# [REQUIRED TASK]
Take the listing from its first line through the line that contains "support via FIt" and please retype those lines exactly, leaving out the pictures.
---
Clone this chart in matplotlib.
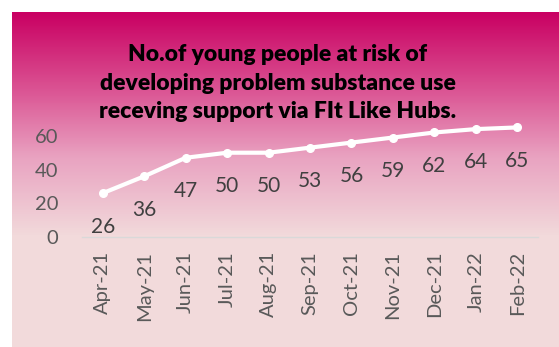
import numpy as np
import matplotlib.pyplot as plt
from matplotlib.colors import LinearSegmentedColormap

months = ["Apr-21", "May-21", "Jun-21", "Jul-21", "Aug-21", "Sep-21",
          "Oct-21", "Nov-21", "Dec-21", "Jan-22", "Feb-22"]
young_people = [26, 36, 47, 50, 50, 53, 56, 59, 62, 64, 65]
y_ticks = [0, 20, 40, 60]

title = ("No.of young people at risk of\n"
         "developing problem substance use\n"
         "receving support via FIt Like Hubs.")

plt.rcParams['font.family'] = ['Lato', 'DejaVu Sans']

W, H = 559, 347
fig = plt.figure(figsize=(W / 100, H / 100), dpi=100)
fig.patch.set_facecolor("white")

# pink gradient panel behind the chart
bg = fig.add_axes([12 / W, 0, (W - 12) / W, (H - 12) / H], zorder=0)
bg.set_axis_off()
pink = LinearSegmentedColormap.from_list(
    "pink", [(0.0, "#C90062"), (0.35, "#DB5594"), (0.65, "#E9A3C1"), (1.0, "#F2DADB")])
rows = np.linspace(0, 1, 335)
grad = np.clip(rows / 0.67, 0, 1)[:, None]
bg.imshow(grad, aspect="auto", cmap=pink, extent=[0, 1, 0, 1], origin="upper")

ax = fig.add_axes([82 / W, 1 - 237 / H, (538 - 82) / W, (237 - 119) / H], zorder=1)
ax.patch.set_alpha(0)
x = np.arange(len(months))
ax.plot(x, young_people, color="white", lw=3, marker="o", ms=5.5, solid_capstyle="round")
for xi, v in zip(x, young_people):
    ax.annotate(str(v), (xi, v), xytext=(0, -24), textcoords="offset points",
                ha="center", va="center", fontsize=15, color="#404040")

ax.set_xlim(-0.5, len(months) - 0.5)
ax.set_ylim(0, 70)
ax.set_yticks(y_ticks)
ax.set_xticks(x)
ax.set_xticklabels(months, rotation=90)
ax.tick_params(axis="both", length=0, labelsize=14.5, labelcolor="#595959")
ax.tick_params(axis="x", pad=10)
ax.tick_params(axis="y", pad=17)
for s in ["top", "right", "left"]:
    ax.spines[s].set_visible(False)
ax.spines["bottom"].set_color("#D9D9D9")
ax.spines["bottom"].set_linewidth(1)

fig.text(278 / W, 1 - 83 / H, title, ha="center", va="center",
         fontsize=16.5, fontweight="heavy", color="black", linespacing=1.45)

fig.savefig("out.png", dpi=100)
---
# [SOLUTION TO THIS PROBLEM]
Clone this chart in matplotlib.
import numpy as np
import matplotlib.pyplot as plt
from matplotlib.colors import LinearSegmentedColormap

months = ["Apr-21", "May-21", "Jun-21", "Jul-21", "Aug-21", "Sep-21",
          "Oct-21", "Nov-21", "Dec-21", "Jan-22", "Feb-22"]
young_people = [26, 36, 47, 50, 50, 53, 56, 59, 62, 64, 65]
y_ticks = [0, 20, 40, 60]

title = ("No.of young people at risk of\n"
         "developing problem substance use\n"
         "receving support via FIt Like Hubs.")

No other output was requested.